Ha! What separates a Protestant and an Eastern Orthodox is 500 years. What gets them together is their mutual hatred of the Pope.
Still protestant in another name. Broken apart, and many-headed like a monster.
I can’t forget, of course, the drama the Patriarch of Moscow started with the Ecumenical Patriarchate over the Estonia during talks in Ravenna.
Never would have happened with a Pope.
Ioannes, You need to study the history of the Papacy. You’ll be shocked at the sorry state of both the institution and the incumbent at so many times throughout history. I do pray that someday we’ll see an 8th Ecumenical Council where Constantinople and Rome will reunite. And you should seriously study the history of Christianity during the first 1,000 years and compare that to the next 1,000. (Do keep in mind that none of the 7 Ecumenical Councils were called by popes or attended by popes and the majority of bishops were Eastern not Western. The Protestants you so dislike are Western Christians, part of your family. Benedict has great respect for them; he works to reunite with “his” German Lutherans.)

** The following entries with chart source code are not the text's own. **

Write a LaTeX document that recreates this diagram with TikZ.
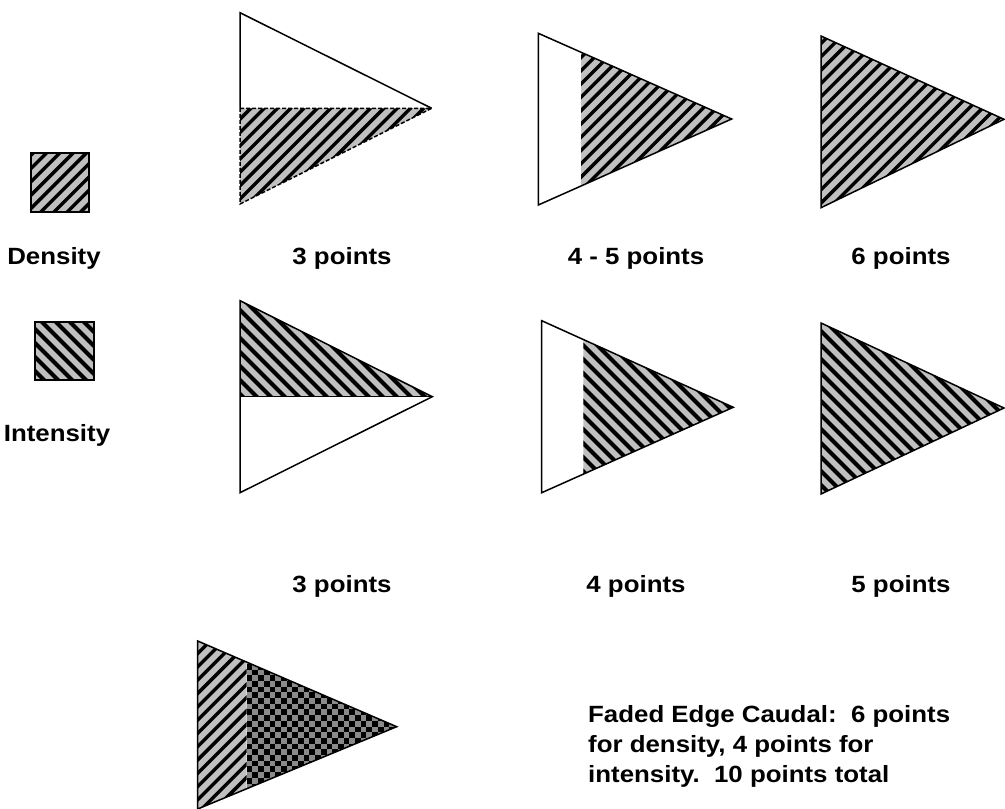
\documentclass[tikz,border=0pt]{standalone}
\usepackage{fontspec}
\setmainfont[FakeStretch=1.1]{Liberation Sans}
\definecolor{hatchgray}{HTML}{C0C0C0}
\definecolor{checkgray}{HTML}{8A8A8A}
\newcommand\hatchNE[1]{\begin{scope}\clip #1;\fill[hatchgray] (0,0) rectangle (1005,809);
  \foreach \i in {0,...,137}{\draw[hlineD] ({\i*13.3},0) -- ++(-900,900);}\end{scope}}
\newcommand\hatchNW[1]{\begin{scope}\clip #1;\fill[hatchgray] (0,0) rectangle (1005,809);
  \foreach \i in {-62,...,76}{\draw[hlineI] ({\i*14},0) -- ++(900,900);}\end{scope}}
\begin{document}
\begin{tikzpicture}[x=1pt,y=-1pt,
  hlineD/.style={line width=3.4pt,black},
  hlineI/.style={line width=4pt,black},
  outl/.style={draw=black,line width=1.5pt,line join=miter},
  dashout/.style={draw=black,line width=1.5pt,dash pattern=on 4pt off 2pt},
  lbl/.style={font=\fontsize{23.5}{30}\selectfont\bfseries,anchor=base,inner sep=0pt}]
\useasboundingbox (0,0) rectangle (1005,809);
\fill[white] (0,0) rectangle (1005,809);

% legend squares
\hatchNE{(31,153) rectangle (89,212)}
\draw[outl] (31,153) rectangle (89,212);
\hatchNW{(35,322) rectangle (94,380)}
\draw[outl] (35,322) rectangle (94,380);
\node[lbl] (ldens) at (54,264) {Density};
\node[lbl] (lint) at (57,441) {Intensity};

% row 1, triangle 1 (3 points density)
\hatchNE{(240,108.3) -- (431.7,108.3) -- (240,204) -- cycle}
\draw[outl] (240,108.3) -- (240,12.7) -- (431.7,108.3);
\draw[dashout] (240,108.3) -- (431.7,108.3) -- (240,204) -- cycle;
% row 1, triangle 2 (4-5 points)
\hatchNE{(581,52.2) -- (731.7,119) -- (581,186) -- cycle}
\draw[outl] (538.3,33.3) -- (731.7,119) -- (538.3,205) -- cycle;
% row 1, triangle 3 (6 points)
\hatchNE{(821,36) -- (1004,119.3) -- (821,207.7) -- cycle}
\draw[outl] (821,36) -- (1004,119.3) -- (821,207.7) -- cycle;

\node[lbl] (r1a) at (342,264) {3 points};
\node[lbl] (r1b) at (636,264) {4 - 5 points};
\node[lbl] (r1c) at (901,264) {6 points};

% row 2, triangle 1
\hatchNW{(240,300.7) -- (432.3,396.7) -- (240,396.7) -- cycle}
\draw[outl] (240,300.7) -- (432.3,396.7) -- (240,492.7) -- cycle;
\draw[outl] (240,396.7) -- (432.3,396.7);
% row 2, triangle 2
\hatchNW{(583.3,339.5) -- (733.3,407.3) -- (583.3,474.2) -- cycle}
\draw[outl] (541.7,320.7) -- (733.3,407.3) -- (541.7,492.7) -- cycle;
% row 2, triangle 3
\hatchNW{(821,323) -- (1004,408) -- (821,494) -- cycle}
\draw[outl] (821,323) -- (1004,408) -- (821,494) -- cycle;

\node[lbl] (r2a) at (342,592) {3 points};
\node[lbl] (r2b) at (636,592) {4 points};
\node[lbl] (r2c) at (901,592) {5 points};

% bottom triangle
\hatchNE{(197.7,641) -- (246.7,662.1) -- (246.7,788.7) -- (197.7,809) -- cycle}
\begin{scope}
  \clip (246.7,662.1) -- (396.7,726.7) -- (246.7,788.7) -- cycle;
  \fill[checkgray] (246.7,641) rectangle (400,809);
  \foreach \i in {0,...,27}{\foreach \j in {0,...,15}{
    \fill[black] ({246.7+\i*5.7},{641+(2*\j+mod(\i,2))*5.7}) rectangle ++(5.7,5.7);}}
\end{scope}
\draw[outl] (197.7,641) -- (396.7,726.7) -- (197.7,809) -- cycle;

\node[lbl,anchor=base west,align=left] (note) at (588,782)
  {Faded Edge Caudal:\ \ 6 points\\for density, 4 points for\\intensity.\ \ 10 points total};
\end{tikzpicture}
\end{document}
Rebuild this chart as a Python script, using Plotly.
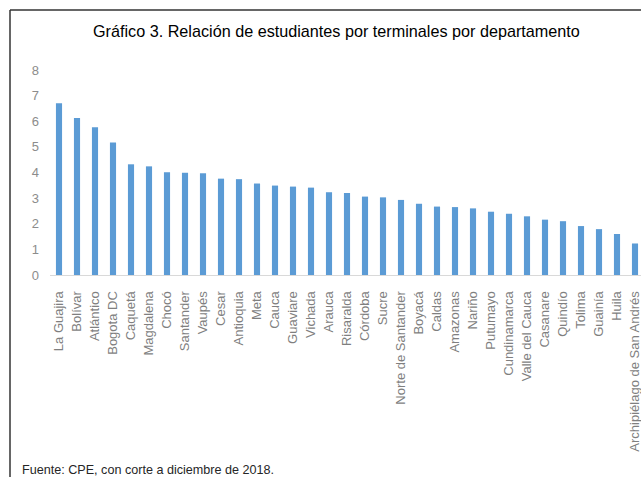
import plotly.graph_objects as go

departamentos = ["La Guajira", "Bolívar", "Atlántico", "Bogota DC", "Caquetá", "Magdalena",
                 "Chocó", "Santander", "Vaupés", "Cesar", "Antioquia", "Meta", "Cauca",
                 "Guaviare", "Vichada", "Arauca", "Risaralda", "Córdoba", "Sucre",
                 "Norte de Santander", "Boyacá", "Caldas", "Amazonas", "Nariño", "Putumayo",
                 "Cundinamarca", "Valle del Cauca", "Casanare", "Quindío", "Tolima",
                 "Guainía", "Huila", "Archipiélago de San Andrés"]
relacion = [6.70, 6.13, 5.77, 5.17, 4.32, 4.24, 4.01, 3.99, 3.97, 3.76, 3.74, 3.57,
            3.49, 3.45, 3.41, 3.23, 3.20, 3.06, 3.03, 2.93, 2.78, 2.67, 2.65, 2.60,
            2.47, 2.39, 2.29, 2.16, 2.10, 1.91, 1.79, 1.60, 1.23]
y_ticks = [0, 1, 2, 3, 4, 5, 6, 7, 8]

titulo = "Gráfico 3. Relación de estudiantes por terminales por departamento"
fuente = "Fuente: CPE, con corte a diciembre de 2018."

W, H = 641, 477
L, R, T = 50, 0, 70
B = H - 275
pw, ph = W - L - R, H - T - B

def px_x(p):
    return (p - L) / pw

def px_y(p):
    return (H - B - p) / ph

fig = go.Figure(go.Bar(
    x=list(range(len(departamentos))), y=relacion,
    marker=dict(color="#5B9BD5", line=dict(width=0)),
    width=0.34,
))

font_main = "Liberation Sans, Arial, sans-serif"

fig.update_layout(
    width=W, height=H,
    margin=dict(l=L, r=R, t=T, b=B),
    paper_bgcolor="white", plot_bgcolor="white",
    showlegend=False,
    xaxis=dict(
        tickmode="array", tickvals=list(range(len(departamentos))), ticktext=departamentos,
        range=[-0.5, pw / 18 - 0.5],
        tickangle=-90, showgrid=False, zeroline=False,
        showline=True, linecolor="#d9d9d9", linewidth=1,
        ticks="", ticklabelstandoff=10, ticklabeloverflow="allow",
        tickfont=dict(family=font_main, size=13, color="#7f7f7f"),
    ),
    yaxis=dict(
        range=[0, 8], tickmode="array", tickvals=y_ticks,
        showgrid=False, zeroline=False, showline=False, ticks="",
        ticklabelstandoff=10,
        tickfont=dict(family=font_main, size=13, color="#8c8c8c"),
    ),
    annotations=[
        dict(text=titulo, xref="paper", yref="paper", x=px_x(336), y=px_y(31),
             xanchor="center", yanchor="middle", showarrow=False,
             font=dict(family=font_main, size=16.2, color="#000000")),
        dict(text=fuente, xref="paper", yref="paper", x=px_x(20), y=px_y(470),
             xanchor="left", yanchor="middle", showarrow=False,
             font=dict(family=font_main, size=12.6, color="#262626")),
    ],
    shapes=[
        dict(type="line", xref="paper", yref="paper", x0=px_x(10), x1=px_x(10),
             y0=px_y(10), y1=px_y(480), line=dict(color="#333333", width=1.5)),
        dict(type="line", xref="paper", yref="paper", x0=px_x(10), x1=px_x(645),
             y0=px_y(10), y1=px_y(10), line=dict(color="#333333", width=1.5)),
    ],
)

fig.write_html(
    "out.html",
    config={"displayModeBar": False},
    post_script="document.body.style.margin='0';document.body.style.overflow='hidden';",
)
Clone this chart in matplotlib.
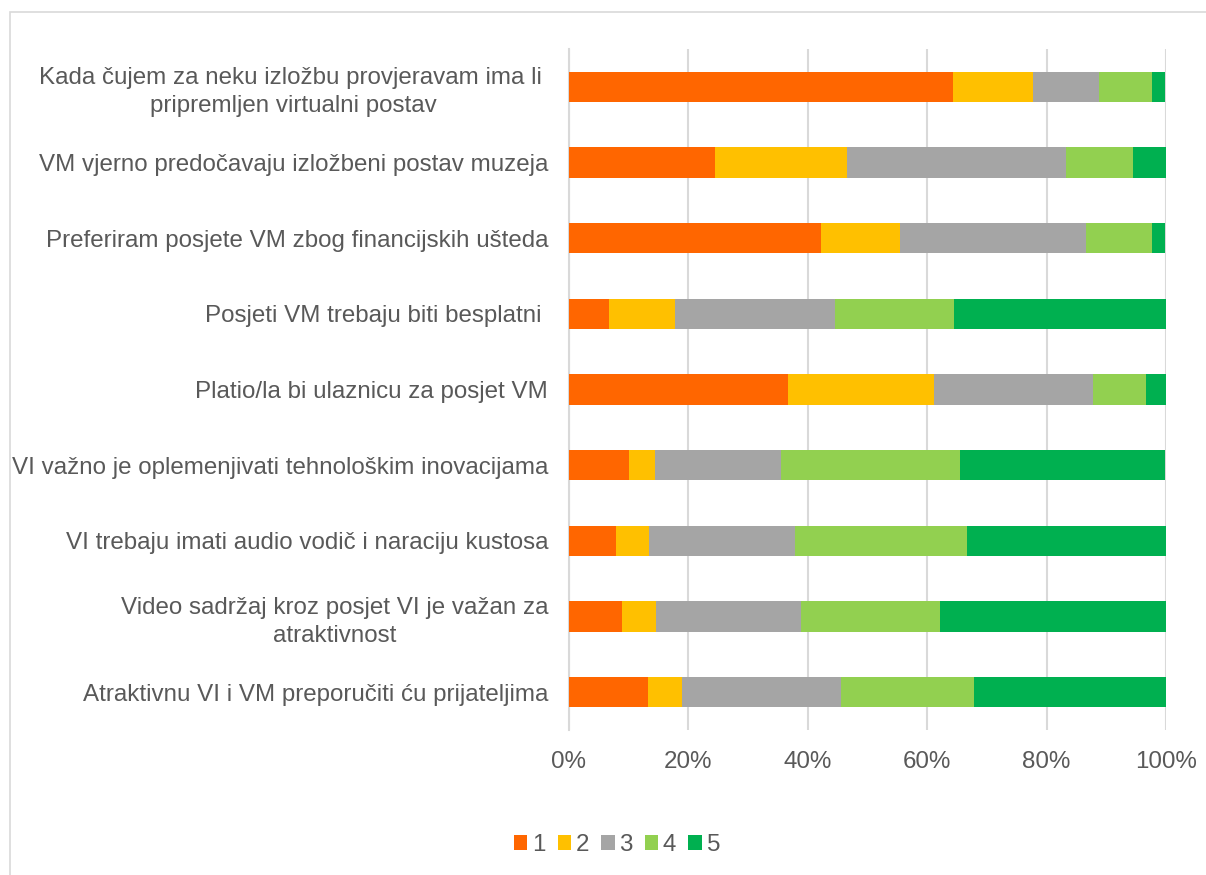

You forgot “And Linus was the first Pope, not Peter!”
I have only had to read your “Pillar of Orthodoxy”, Mark of Ephesus, to find that I’m running out of sympathy for the Orthodox, who I sincerely felt sorry for because of horrible things that have happened to them historically and the beauty of their preservation of Tradition which I find lacking in the Roman Catholic Church.
Yet, the Roman Church is my mother, and I have read and heard too many attacks against her, even from her own children. And so, I stand with the Bishop of Rome; I can’t do anything else.
Surely Michael the whole “lovefest” is toward Roman Catholicism! And western Christians should know better! Nein to Ratzinger/Benedict, and “Catholicism”! Some respect certainly, but not “love”! I can love some Roman Catholics, but never the papal “institution”!
Oh and may I add, ” Unless the Lord build the house , those that labour do so in vain. ”
Offered in a spirit of Christian love.. ” For do I become your enemy that I tell you the truth.”